Starting school, from when I can remember until about my junior year, kids picked on me and treated me like trash, even throwing trash at me and telling me I was no better than a trash can. They did this because I had two mothers. It finally stopped after 11 years, but it kept me from being who I am as well.
Then, about 2 years ago, I moved out of my grandparents’ house and moved away for college. Keep in mind, I am a very romantic and loving. I had a few boyfriends during high school and never did anything with other girls other than a few ‘dare’ kisses with my close friend. Starting college, I met this guy and started dating him, still dating him even. This kept me from admitting who I was even to myself just like my grandparents did. It was nothing he did, I just felt locked up again, but it was me locking myself up this time. What if everyone thought like my grandparents? What if they all hated me for being who and what I am?
Then I met a few people. One of these people, we will call her F, started dating my boyfriend’s cousin so I got to know her and we would talk all the time. One day, F told me she was Pansexual. I had never heard this term before, always thought of myself as Bisexual. Then she explained the difference to me. That there was no gender, only personality. This made me start to think about everything.
One of the other people, let’s call her A, was lesbian. I didn’t know this. We became good friends and started talking about LGBTQ things one day. I mentioned that I support the LGBTQ community very strongly and that I have two mothers and she told me she was glad because she was lesbian herself.
So I met this other friend, let’s call him D. He quickly became a very close friend and I found myself starting to care for him a lot. Turns out, he was born a she. He told me his story and I found myself not weirded out or anything, but interested in him even more than before. And not in a platonic way either. I talked to A about all of this and thought about it all for a while. IT all came down to the fact that I was starting to have feelings for someone and their gender didn’t matter. It made me start to think back all those years ago with that girl that lived down the street. I can remember not thinking about her as a her. I can remember thinking about her as a person that I enjoyed kissing.

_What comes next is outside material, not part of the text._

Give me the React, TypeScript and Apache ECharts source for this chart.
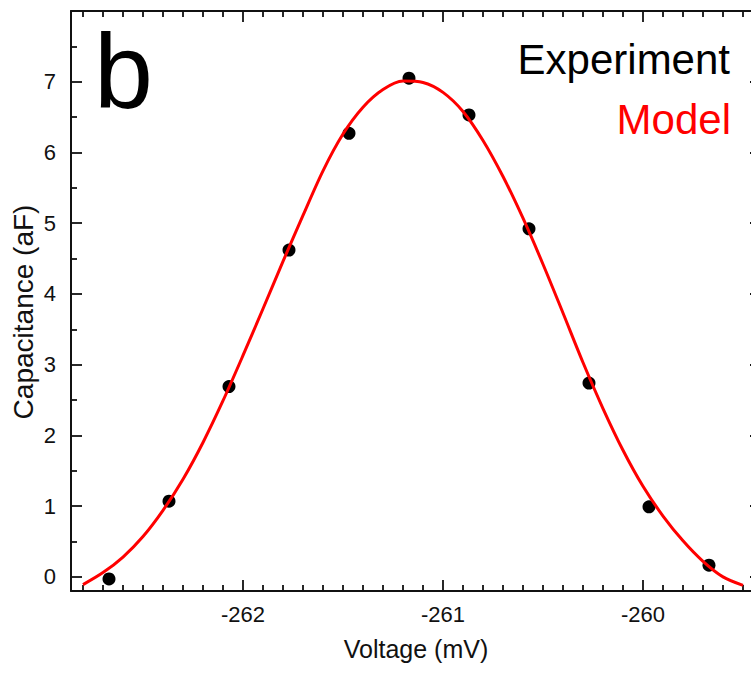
import React, { useEffect, useRef } from "react";
import * as echarts from "echarts";

// Experimental points (Voltage in mV, Capacitance in aF)
const expVoltage = [-262.67, -262.37, -262.07, -261.77, -261.47, -261.17, -260.87, -260.57, -260.27, -259.97, -259.67];
const expCapacitance = [-0.03, 1.07, 2.69, 4.62, 6.27, 7.05, 6.53, 4.92, 2.74, 0.99, 0.165];

// Model curve, every 0.1 mV
const modelVoltage = [
  -262.8, -262.7, -262.6, -262.5, -262.4, -262.3, -262.2, -262.1, -262.0, -261.9,
  -261.8, -261.7, -261.6, -261.5, -261.4, -261.3, -261.2, -261.1, -261.0, -260.9,
  -260.8, -260.7, -260.6, -260.5, -260.4, -260.3, -260.2, -260.1, -260.0, -259.9,
  -259.8, -259.7, -259.6, -259.5,
];
const modelCapacitance = [
  -0.11, 0.06, 0.28, 0.57, 0.94, 1.38, 1.9, 2.49, 3.13, 3.79,
  4.46, 5.11, 5.74, 6.26, 6.64, 6.89, 7.01, 6.99, 6.85, 6.58,
  6.17, 5.66, 5.07, 4.42, 3.73, 3.03, 2.38, 1.79, 1.28, 0.86,
  0.51, 0.22, 0.0, -0.12,
];

// Axis ticks
const xMajorTicks = [-262, -261, -260];
const xMinorTicks = [
  -262.8, -262.7, -262.6, -262.5, -262.4, -262.3, -262.2, -262.1,
  -261.9, -261.8, -261.7, -261.6, -261.5, -261.4, -261.3, -261.2, -261.1,
  -260.9, -260.8, -260.7, -260.6, -260.5, -260.4, -260.3, -260.2, -260.1,
  -259.9, -259.8, -259.7, -259.6, -259.5,
];
const yMajorTicks = [0, 1, 2, 3, 4, 5, 6, 7];
const yMinorTicks = [0.5, 1.5, 2.5, 3.5, 4.5, 5.5, 6.5, 7.5];

const X_MIN = -262.86;
const X_MAX = -259.41;
const Y_MIN = -0.2;
const Y_MAX = 8;

export default function App() {
  const ref = useRef<HTMLDivElement>(null);

  useEffect(() => {
    if (!ref.current) return;
    const chart = echarts.init(ref.current, null, { renderer: "svg" });
    const font = "'Liberation Sans', Arial, Helvetica, sans-serif";
    const axisColor = "#111111";
    const lineStyle = { color: axisColor, width: 2 };
    const tickStyle = { color: axisColor, width: 1.8 };

    const xBase = (position: string, major: boolean, showLine: boolean) => ({
      type: "value",
      min: X_MIN,
      max: X_MAX,
      position,
      offset: 0,
      splitLine: { show: false },
      axisLine: { show: showLine, onZero: false, lineStyle },
      axisTick: {
        show: true,
        inside: true,
        length: major ? 11 : 6,
        customValues: major ? xMajorTicks : xMinorTicks,
        lineStyle: tickStyle,
      },
      axisLabel: { show: false },
    });
    const yBase = (position: string, major: boolean, showLine: boolean) => ({
      type: "value",
      min: Y_MIN,
      max: Y_MAX,
      position,
      offset: 0,
      splitLine: { show: false },
      axisLine: { show: showLine, onZero: false, lineStyle },
      axisTick: {
        show: true,
        inside: true,
        length: major ? 11 : 6,
        customValues: major ? yMajorTicks : yMinorTicks,
        lineStyle: tickStyle,
      },
      axisLabel: { show: false },
    });

    chart.setOption({
      animation: false,
      backgroundColor: "#ffffff",
      grid: { left: 71, right: 1, top: 11, bottom: 89, containLabel: false },
      xAxis: [
        {
          ...xBase("bottom", true, true),
          axisLabel: {
            show: true,
            customValues: xMajorTicks,
            fontSize: 22,
            margin: 12,
            color: axisColor,
            fontFamily: font,
          },
          name: "Voltage (mV)",
          nameLocation: "middle",
          nameGap: 45,
          nameTextStyle: { fontSize: 25, color: axisColor, fontFamily: font },
        },
        xBase("bottom", false, false),
        xBase("top", true, true),
        xBase("top", false, false),
      ],
      yAxis: [
        {
          ...yBase("left", true, true),
          axisLabel: {
            show: true,
            customValues: yMajorTicks,
            fontSize: 22,
            margin: 15,
            color: axisColor,
            fontFamily: font,
          },
        },
        yBase("left", false, false),
        yBase("right", true, true),
        yBase("right", false, false),
      ],
      graphic: [
        {
          type: "text",
          x: 94,
          y: 71,
          style: {
            text: "b",
            fontSize: 106,
            fontFamily: font,
            fill: "#000000",
            textAlign: "left",
            textVerticalAlign: "middle",
          },
        },
        {
          type: "text",
          x: 730,
          y: 59.5,
          style: {
            text: "Experiment",
            fontSize: 42,
            fontFamily: font,
            fill: "#000000",
            textAlign: "right",
            textVerticalAlign: "middle",
          },
        },
        {
          type: "text",
          x: 731,
          y: 119,
          style: {
            text: "Model",
            fontSize: 42,
            fontFamily: font,
            fill: "#ff0000",
            textAlign: "right",
            textVerticalAlign: "middle",
          },
        },
        {
          type: "text",
          x: 23,
          y: 312,
          rotation: Math.PI / 2,
          style: {
            text: "Capacitance (aF)",
            fontSize: 28,
            fontFamily: font,
            fill: axisColor,
            textAlign: "center",
            textVerticalAlign: "middle",
          },
        },
      ],
      series: [
        {
          name: "Experiment",
          type: "scatter",
          xAxisIndex: 0,
          yAxisIndex: 0,
          symbol: "circle",
          symbolSize: 13,
          itemStyle: { color: "#000000", opacity: 1 },
          z: 2,
          data: expVoltage.map((v, i) => [v, expCapacitance[i]]),
        },
        {
          name: "Model",
          type: "line",
          xAxisIndex: 0,
          yAxisIndex: 0,
          smooth: 0.3,
          showSymbol: false,
          symbol: "none",
          lineStyle: { color: "#ff0000", width: 3 },
          z: 3,
          data: modelVoltage.map((v, i) => [v, modelCapacitance[i]]),
        },
      ],
    });

    return () => chart.dispose();
  }, []);

  return (
    <div
      style={{
        position: "fixed",
        left: 0,
        top: 0,
        width: 751,
        height: 680,
        overflow: "hidden",
        background: "#ffffff",
      }}
    >
      <div ref={ref} style={{ width: 762, height: 680 }} />
    </div>
  );
}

This situation with D just confirmed what I had been thinking all along and F had given me the name for it.
Telling my grandparents was really hard and it took me two years to do it. They think I’m just ‘going through a stage’. That I’m just lying or something. Telling them my religion was harder. Now they think I am burning for eternity because of my beliefs and because of my sexual orientation. But they still love me. They let me live with them and they treat me like nothing has changed.
Their reasons are all because of what their God says in his Bible. No matter what I say, if it disagrees with their God’s Word then I am wrong.
My white cousin is in love with a black girl. They think he is going to hell for caring about her and wanting a relationship with her.
Transsexual and transgender people are wrong too, just like the LGBTQ people. They are all going to burn in hell because of who they are and what they are.
My point is, this is what religion does. It judges and it hurts. It kills. Maybe not the religion itself, the people who believe in it. Because of the religion, these people mentally and physically maim and murder innocent people just because they were born into the wrong body, because they love the wrong person, because they are themselves.
So, I am curious. Why do you believe in your religion?